One of the biggest announcements to look forward to on Budget 2021 would be India's vaccination drive. India has already started vaccinating its frontline and healthcare workers. The government has said that the vaccine would be provided free of cost for 30 crore frontline and healthcare workers but it is yet to be made clear if the coronavirus vaccine would be free for all beyond that. That would perhaps be one of the highlights of FM Nirmala Sitharaman's budget announcements.
The cost of free vaccination would, however, be heavy on the exchequer. Even when the two companies, Bharat Biotech and Serum Institute of India, are providing vaccine doses to the government on subsidised rates, vaccination costs for 1.3 billion people would be significant. On top of that the government must also take into account cost of infrastructure and logistics that would enable the drive.
COVID-19 VACCINATION COST
To put this in perspective, one must go back to the stimulus package rolled out by the government last year. Indian economy was already undergoing a slowdown period before the coronavirus lockdown dealt a heavy blow. With the entire country under stringent lockdown, the economy came to a grinding halt. The government, in order to push the economy back on track, announced a Rs 20 lakh crore stimulus package. The stimulus took into account all sectors and industries and gave them a leg up. Even then, many experts believed that the government would be required to roll out more financial help considering the deep impact and the rupture of livelihoods of millions.

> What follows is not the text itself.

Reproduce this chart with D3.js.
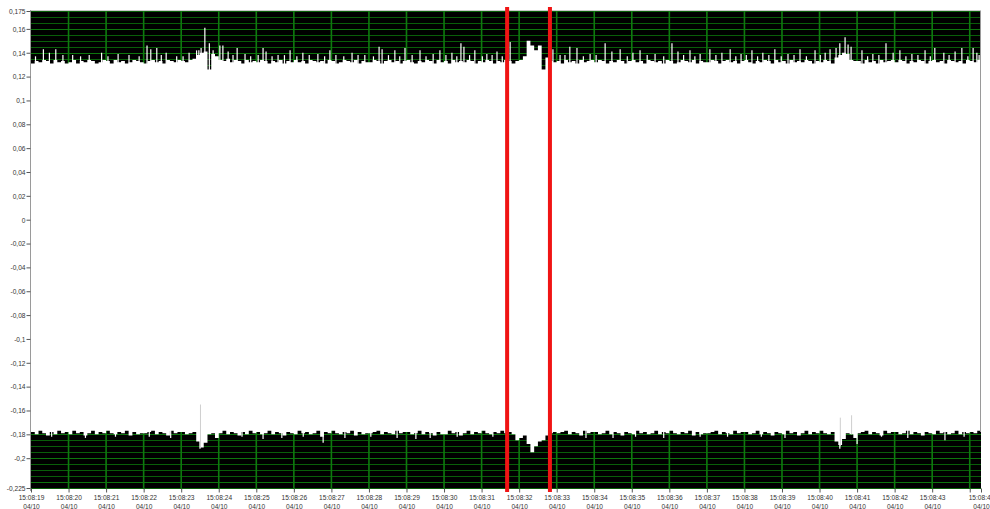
<!DOCTYPE html>
<html>
<head>
<meta charset="utf-8">
<script src="https://cdn.jsdelivr.net/npm/d3@7"></script>
<style>
  html, body { margin: 0; padding: 0; background: #fff; }
  svg { display: block; }
  .tick text { font-family: "Liberation Sans", Arial, sans-serif; fill: #333; }
</style>
</head>
<body>
<div id="plot"></div>
<script>
// signal envelope, thousandths of a unit, one value every 0.1 s starting 15:08:19.0
var upperEdge = [
  131,133,132,134,133,131,134,132,133,131,
  132,134,131,133,132,134,133,131,132,134,
  133,131,134,132,133,131,132,134,133,132,
  131,133,134,132,133,131,134,133,132,134,
  133,132,134,135,138,140,141,126,139,137,
  134,133,135,132,134,133,131,134,132,133,
  132,134,133,131,133,132,134,131,133,132,
  134,132,133,131,134,133,132,133,131,134,
  133,131,132,134,133,132,134,131,133,132,
  132,134,133,131,133,134,132,133,131,133,
  134,132,131,133,132,134,133,131,134,132,
  133,131,134,132,133,132,134,133,131,133,
  132,134,133,131,133,132,134,133,131,133,
  134,137,150,146,142,146,126,136,133,132,
  133,131,134,132,133,131,134,132,133,134,
  132,134,133,131,133,132,134,133,131,133,
  134,132,133,131,134,133,132,133,131,134,
  133,131,132,134,133,132,134,131,133,132,
  132,134,133,131,133,134,132,133,131,133,
  134,132,131,133,132,134,133,131,134,132,
  133,131,134,132,133,132,134,133,131,133,
  132,134,133,131,136,138,140,139,134,133,
  133,131,134,132,133,131,134,132,133,134,
  132,134,133,131,133,132,134,133,131,133,
  134,132,133,131,134,133,132,133,131,134,
  133,132,134,133
];
var lowerEdge = [
  -178,-180,-177,-179,-181,-178,-180,-177,-179,-178,
  -180,-177,-179,-178,-181,-179,-177,-180,-178,-179,
  -177,-179,-180,-178,-179,-177,-181,-178,-180,-179,
  -179,-178,-177,-180,-178,-179,-181,-177,-179,-178,
  -178,-180,-179,-178,-186,-191,-187,-180,-179,-183,
  -179,-177,-180,-178,-179,-181,-178,-180,-177,-179,
  -178,-180,-179,-177,-180,-178,-179,-181,-178,-179,
  -180,-177,-179,-178,-180,-179,-177,-182,-178,-179,
  -177,-179,-180,-178,-179,-177,-181,-178,-180,-179,
  -179,-178,-177,-180,-178,-179,-180,-177,-179,-178,
  -178,-180,-179,-177,-180,-178,-179,-181,-178,-180,
  -180,-177,-179,-178,-181,-179,-177,-180,-178,-179,
  -177,-179,-180,-178,-179,-177,-179,-178,-180,-185,
  -183,-181,-188,-195,-190,-186,-185,-181,-179,-178,
  -179,-178,-177,-180,-178,-179,-181,-177,-179,-178,
  -178,-180,-179,-177,-180,-178,-179,-181,-178,-179,
  -180,-177,-179,-178,-180,-179,-177,-180,-178,-179,
  -177,-179,-180,-178,-179,-177,-181,-178,-180,-179,
  -179,-178,-177,-180,-178,-179,-180,-177,-179,-178,
  -178,-180,-179,-177,-180,-178,-179,-181,-178,-179,
  -180,-177,-179,-178,-181,-179,-177,-180,-178,-179,
  -177,-179,-180,-178,-186,-189,-184,-179,-180,-183,
  -179,-178,-177,-180,-178,-179,-181,-177,-179,-178,
  -178,-180,-179,-177,-180,-178,-179,-181,-178,-179,
  -180,-177,-179,-178,-180,-179,-177,-180,-178,-179,
  -178,-179,-177,-178
];
// thin spikes sticking out of the band: [seconds after 15:08:19, value in thousandths]
var upperSpikes = [
  [0.33,143],[0.49,140],[0.66,143],[1.11,138],[1.88,140],[2.32,139],[3.09,146],[3.19,143],
  [3.35,144],[3.60,140],[3.88,137],[4.21,140],[4.41,142],[4.47,142],[4.53,144],[4.63,161],
  [4.75,148],[4.85,142],[5.03,146],[5.11,146],[5.25,141],[5.49,144],[5.70,139],[6.18,144],
  [6.26,141],[6.58,138],[6.90,142],[7.24,140],[7.64,139],[7.96,142],[8.55,140],[8.89,138],
  [9.27,145],[9.35,143],[9.69,142],[9.96,144],[10.36,142],[10.71,139],[10.89,142],[11.21,140],
  [11.45,148],[11.53,145],[11.82,142],[12.14,139],[12.41,141],[12.76,149],[13.90,143],[14.09,138],
  [14.35,145],[14.54,144],[14.89,139],[15.29,148],[15.47,141],[15.69,143],[16.03,140],[16.22,142],
  [16.62,139],[17.07,148],[17.23,141],[17.55,142],[17.82,139],[18.08,143],[18.40,140],[18.62,143],
  [18.91,139],[19.20,142],[19.49,140],[19.81,143],[20.16,139],[20.48,143],[20.88,142],[21.15,140],
  [21.28,143],[21.44,144],[21.54,148],[21.68,153],[21.76,147],[21.84,145],[22.13,142],[22.42,139],
  [22.77,148],[22.96,140],[23.14,142],[23.46,139],[23.81,142],[24.07,144],[24.31,140],[24.61,141],
  [24.79,144],[25.09,144],[25.19,140],
  [0.12,137],[0.85,138],[1.32,137],[1.55,138],[2.05,137],[2.61,138],[2.88,137],[3.47,138],
  [4.05,137],[5.38,138],[5.85,137],[6.05,138],[6.42,137],[6.75,138],[7.08,137],[7.41,138],
  [7.82,137],[8.12,138],[8.33,137],[8.71,138],[9.12,137],[9.52,138],[9.82,137],[10.15,138],
  [10.52,137],[11.05,138],[11.34,137],[11.68,138],[12.02,137],[12.28,138],[12.55,137],[14.22,138],
  [14.71,137],[15.05,138],[15.88,137],[16.41,138],[16.85,137],[17.38,138],[17.68,137],[18.24,138],
  [18.77,137],[19.05,138],[19.35,137],[19.65,138],[19.98,137],[20.32,138],[20.65,137],[21.02,138],
  [22.28,137],[22.58,138],[23.30,137],[23.62,138],[23.95,137],[24.45,138],[24.95,137],[25.25,138]
];
var lowerSpikes = [
  [4.50,-192],[6.18,-184],[6.68,-183],[7.78,-187],[8.36,-183],[10.25,-184],[10.63,-183],
  [14.78,-183],[15.50,-183],[17.82,-182],[20.08,-183],[21.54,-192],[22.00,-188],[24.34,-185],
  [0.55,-182],[1.45,-183],[2.25,-182],[3.15,-182],[3.72,-183],[5.62,-182],[7.25,-182],
  [9.05,-182],[9.75,-183],[11.35,-182],[12.30,-182],[16.10,-182],[16.85,-183],[18.55,-182],
  [19.45,-182],[22.65,-182],[23.35,-183],[24.85,-182]
];
// faint grey trace strokes inside the band: [seconds, top, bottom] in thousandths
var greyTraces = [[4.50,-155,-191],[21.54,-166,-190],[21.84,-164,-180]];
// cursor positions, seconds after 15:08:19
var cursors = [12.68, 13.82];

var yTicks = [0.175, 0.16, 0.14, 0.12, 0.1, 0.08, 0.06, 0.04, 0.02, 0,
  -0.02, -0.04, -0.06, -0.08, -0.1, -0.12, -0.14, -0.16, -0.18, -0.2, -0.225];
var dateLabel = "04/10";
var sampleStep = 0.1, spanSeconds = 25.3;

var W = 990, H = 509;
var margin = {top: 11, right: 9, bottom: 21, left: 31};

var t0 = new Date(2023, 3, 10, 15, 8, 19);
var tEnd = new Date(+t0 + spanSeconds * 1000);
var at = function(s) { return new Date(+t0 + s * 1000); };

var x = d3.scaleTime().domain([t0, tEnd]).range([margin.left, W - margin.right]);
var y = d3.scaleLinear().domain([-0.225, 0.175]).range([H - margin.bottom, margin.top]);

var svg = d3.select("#plot").append("svg").attr("width", W).attr("height", H);

// plot background
svg.append("rect")
  .attr("x", x.range()[0]).attr("y", y.range()[1])
  .attr("width", x.range()[1] - x.range()[0])
  .attr("height", y.range()[0] - y.range()[1])
  .attr("fill", "#000");
svg.append("line")
  .attr("x1", x.range()[0]).attr("x2", x.range()[1])
  .attr("y1", y.range()[1] - 0.5).attr("y2", y.range()[1] - 0.5)
  .attr("stroke", "#c8c8c8");

// horizontal grid, every 0.005 (labelled values a bit brighter)
var hGrid = d3.range(-225, 176, 5);
svg.append("g").selectAll("line").data(hGrid).join("line")
  .attr("x1", x.range()[0]).attr("x2", x.range()[1])
  .attr("y1", function(d) { return Math.round(y(d / 1000)) + 0.5; })
  .attr("y2", function(d) { return Math.round(y(d / 1000)) + 0.5; })
  .attr("stroke", function(d) { return d % 20 === 0 ? "#0d760d" : "#095e09"; })
  .attr("stroke-width", 1);

// vertical grid, every second
var secTicks = d3.timeSecond.range(t0, tEnd);
svg.append("g").selectAll("line").data(secTicks.slice(1)).join("line")
  .attr("x1", function(d) { return x(d); }).attr("x2", function(d) { return x(d); })
  .attr("y1", y.range()[1]).attr("y2", y.range()[0])
  .attr("stroke", "#0e7a0e").attr("stroke-width", 1.6);

// signal band
var band = upperEdge.map(function(u, i) { return {t: at(i * sampleStep), hi: u / 1000, lo: lowerEdge[i] / 1000}; });
band.push({t: tEnd, hi: band[band.length - 1].hi, lo: band[band.length - 1].lo});
svg.append("path")
  .datum(band)
  .attr("fill", "#fff")
  .attr("d", d3.area()
    .curve(d3.curveStepAfter)
    .x(function(d) { return x(d.t); })
    .y0(function(d) { return y(d.lo); })
    .y1(function(d) { return y(d.hi); }));

svg.append("g").selectAll("line").data(upperSpikes).join("line")
  .attr("x1", function(d) { return x(at(d[0])); }).attr("x2", function(d) { return x(at(d[0])); })
  .attr("y1", function(d) { return y(d[1] / 1000); }).attr("y2", y(0.125))
  .attr("stroke", "#fff").attr("stroke-width", 1.2);
svg.append("g").selectAll("line").data(lowerSpikes).join("line")
  .attr("x1", function(d) { return x(at(d[0])); }).attr("x2", function(d) { return x(at(d[0])); })
  .attr("y1", function(d) { return y(d[1] / 1000); }).attr("y2", y(-0.17))
  .attr("stroke", "#fff").attr("stroke-width", 1.2);
svg.append("g").selectAll("line").data(greyTraces).join("line")
  .attr("x1", function(d) { return x(at(d[0])) + 0.5; }).attr("x2", function(d) { return x(at(d[0])) + 0.5; })
  .attr("y1", function(d) { return y(d[1] / 1000); }).attr("y2", function(d) { return y(d[2] / 1000); })
  .attr("stroke", "#cfcfcf").attr("stroke-width", 1);

// right edge of the trace
svg.append("line")
  .attr("x1", x.range()[1] - 0.5).attr("x2", x.range()[1] - 0.5)
  .attr("y1", y(0.175)).attr("y2", y(lowerEdge[lowerEdge.length - 1] / 1000))
  .attr("stroke", "#9a9a9a");

// y axis
var yAxis = svg.append("g")
  .attr("transform", "translate(" + (margin.left - 0.5) + ",0)")
  .call(d3.axisLeft(y).tickValues(yTicks).tickSize(4).tickSizeOuter(0)
    .tickFormat(function(d) { return String(d).replace(".", ","); }));
yAxis.select(".domain").attr("stroke", "#9a9a9a").attr("d", "M0," + (y.range()[1] - 1) + "V" + (y.range()[0] + 3));
yAxis.selectAll(".tick line").attr("stroke", "#555");
yAxis.selectAll(".tick text").attr("font-size", "6.6px").attr("x", -5).attr("dy", "0.35em");

// x axis: a tick every second, plus the end of the record
var xTickVals = secTicks.concat([tEnd]);
var fmt = d3.timeFormat("%H:%M:%S");
var xAxis = svg.append("g")
  .attr("transform", "translate(0," + (y.range()[0] + 0.5) + ")")
  .call(d3.axisBottom(x).tickValues(xTickVals).tickSize(4).tickSizeOuter(0)
    .tickFormat(function(d, i) { return (i === secTicks.length - 1) ? "" : fmt(d); }));
xAxis.select(".domain").remove();
xAxis.selectAll(".tick line").attr("stroke", "#555");
xAxis.selectAll(".tick text")
  .attr("font-size", "6.6px").attr("y", 0).attr("dy", null)
  .each(function() {
    var el = d3.select(this), label = el.text();
    el.text(null);
    if (!label) return;
    el.append("tspan").attr("x", 0).attr("y", 11).text(label);
    el.append("tspan").attr("x", 0).attr("y", 20).text(dateLabel);
  });

// cursors
svg.append("g").selectAll("rect").data(cursors).join("rect")
  .attr("x", function(d) { return x(at(d)) - 2; })
  .attr("y", 7).attr("width", 4).attr("height", 485)
  .attr("fill", "#f01414");
</script>
</body>
</html>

When the stimulus package was announced, coronavirus vaccine was still some months ahead. Now with the Rs 20 lakh crore bill as well as the vaccination drive, the government has a heavy burden to bear.

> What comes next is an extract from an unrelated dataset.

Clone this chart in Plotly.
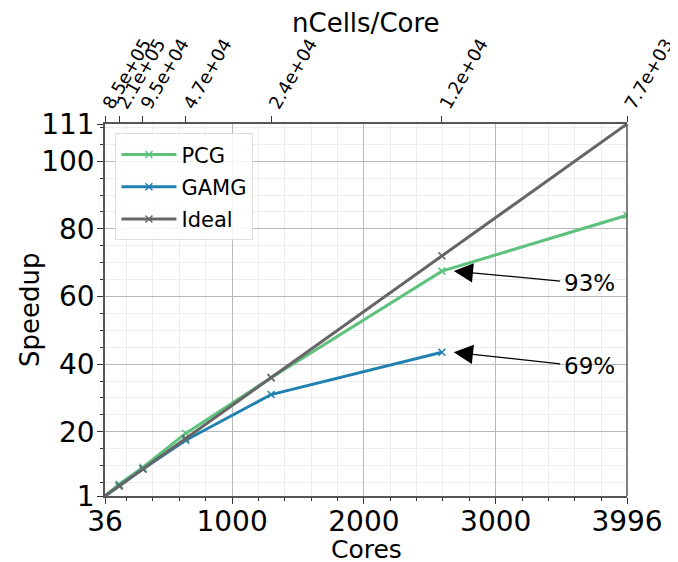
import plotly.graph_objects as go

cores = [36, 144, 324, 648, 1296, 2592, 3996]
pcg = [1, 4.5, 9.5, 19.5, 36, 67.5, 84]
gamg_cores = [36, 144, 324, 648, 1296, 2592]
gamg = [1, 4, 9, 17.5, 31, 43.5]
ideal = [1, 4, 9, 18, 36, 72, 111]
top_labels = ["8.5e+05", "2.1e+05", "9.5e+04", "4.7e+04", "2.4e+04", "1.2e+04", "7.7e+03"]
x_ticks = [36, 1000, 2000, 3000, 3996]
y_ticks = [1, 20, 40, 60, 80, 100, 111]
annots = [("93%", 2592, 67.5, 3500, 64), ("69%", 2592, 43.5, 3500, 39.5)]

FONT = "DejaVu Sans"
fig = go.Figure()
for name, xs, ys, col in [("PCG", cores, pcg, "#5ec27e"),
                          ("GAMG", gamg_cores, gamg, "#2182b2"),
                          ("Ideal", cores, ideal, "#666666")]:
    fig.add_trace(go.Scatter(x=xs, y=ys, name=name, legendgroup=name, mode="lines+markers",
                             line=dict(color=col, width=3),
                             marker=dict(symbol="x-thin", size=7, line=dict(width=1.5, color=col), color=col)))
# invisible trace for top axis
fig.add_trace(go.Scatter(x=cores, y=ideal, xaxis="x2", mode="lines", showlegend=False,
                         line=dict(width=0), hoverinfo="skip"))

for txt, x, y, tx, ty in annots:
    fig.add_annotation(x=x + 90, y=y, ax=tx, ay=ty + 0.5, axref="x", ayref="y", xref="x", yref="y",
                       showarrow=True, arrowhead=2, arrowsize=3.2, arrowwidth=1.2, arrowcolor="black",
                       text="", standoff=0)
    fig.add_annotation(x=tx, y=ty, xref="x", yref="y", text=txt, showarrow=False,
                       xanchor="left", font=dict(size=23, color="black", family=FONT))

# axis titles as annotations
fig.add_annotation(x=0.5, y=0, xref="paper", yref="paper", yshift=-53, text="Cores",
                   showarrow=False, yanchor="middle", font=dict(size=25, family=FONT, color="black"))
fig.add_annotation(x=0.5, y=1, xref="paper", yref="paper", yshift=101, text="nCells/Core",
                   showarrow=False, yanchor="middle", font=dict(size=26, family=FONT, color="black"))
fig.add_annotation(x=0, y=0.5, xref="paper", yref="paper", xshift=-75, text="Speedup", textangle=-90,
                   showarrow=False, xanchor="center", yanchor="middle",
                   font=dict(size=26, family=FONT, color="black"))

axis_common = dict(showline=True, linecolor="#555555", linewidth=1.5, mirror=False,
                   ticks="outside", ticklen=6, tickcolor="#333", zeroline=False, automargin=False)
fig.update_layout(
    width=678, height=562,
    margin=dict(l=97, r=59, t=116, b=74),
    paper_bgcolor="white", plot_bgcolor="white",
    font=dict(family=FONT, color="black"),
    xaxis=dict(range=[36, 3996], tickmode="array", tickvals=x_ticks,
               ticktext=[str(v) for v in x_ticks], tickfont=dict(size=28), ticklabelstandoff=-6,
               showgrid=True, gridcolor="#b8b8b8", gridwidth=1,
               minor=dict(tickmode="linear", tick0=0, dtick=200, ticks="outside", ticklen=3,
                          tickcolor="#333", showgrid=True, gridcolor="#ededed", gridwidth=1),
               **axis_common),
    xaxis2=dict(range=[36, 3996], overlaying="x", side="top", tickmode="array",
                tickvals=cores, ticktext=top_labels, tickangle=-60, tickfont=dict(size=18),
                ticklabelstandoff=-6,
                showgrid=False, showline=True, linecolor="#555555", linewidth=1.5,
                ticks="outside", ticklen=6, tickcolor="#333", zeroline=False, automargin=False),
    yaxis=dict(range=[1, 111], tickmode="array", tickvals=y_ticks,
               ticktext=[str(v) for v in y_ticks], tickfont=dict(size=28), ticklabelstandoff=-3,
               showgrid=True, gridcolor="#b8b8b8", gridwidth=1,
               minor=dict(tickmode="linear", tick0=0, dtick=5, ticks="outside", ticklen=3,
                          tickcolor="#333", showgrid=True, gridcolor="#ededed", gridwidth=1),
               **axis_common),
    legend=dict(x=0.02, y=0.975, xanchor="left", yanchor="top", bgcolor="rgba(255,255,255,0.85)",
                bordercolor="#dddddd", borderwidth=1, font=dict(size=21), itemwidth=55,
                tracegroupgap=2),
    showlegend=True,
)
# right spine
fig.add_shape(type="line", xref="paper", yref="paper", x0=1, x1=1, y0=0, y1=1,
              line=dict(color="#555555", width=1.5))
fig.write_html("out.html")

Serum Institute said that every dose would be given to the government at a subsidised rate of Rs 200. So, if 130 crore Indians are to be given Covishield then it would be Rs 52,000 crore. Bharat Biotech is offering the doses to the government for Rs 206, which would come to Rs 53,560 crore. A mix of both would also mean that the doses would come to be over Rs 50,000 crore. This does not take into account the logistical costs and cost of wastage. The government said that 10 per cent of coronavirus vaccines would go to waste.
India will also receive help from WHO-led COVAX global vaccine-sharing scheme. The alliance has assured help to poor and middle-income countries.
In order to replenish its coffers, the government is likely to announce a coronavirus cess. Preliminary talks on revenue increasing measures have been held but the final decision is likely on February 1. Meanwhile, many states have already imposed a coronavirus cess. Punjab imposed the cess on liquor, while Jharkhand imposed it on minerals. Delhi imposed a cess on liquor too but subsequently removed it.
What the Finance Minister along with the vaccination plan could announce are incentives for domestic pharma companies and homegrown healthcare product manufacturers. Mr. Nikhil Baheti, Global CFO, LAXAI Life Sciences said that the coronavirus that ravaged the economy also gave India an opportunity to become the supply partner for the world. "Every hurdle comes with an opportunity, higher the hurdle greater the opportunity. This unprecedented chaotic time too has come with a flip side of a huge opportunity to make India the preferred supply partner for the world. Government should use this opportunity and introduce a landmark budget helping this shift. Among other things it should focus on incentivising domestic Pharma purchases, push for Make In India, encouragement to start-ups and to facilitate better infrastructure. With proper measures, this Budget will play a major role in reducing the fiscal deficit and unemployment," he said.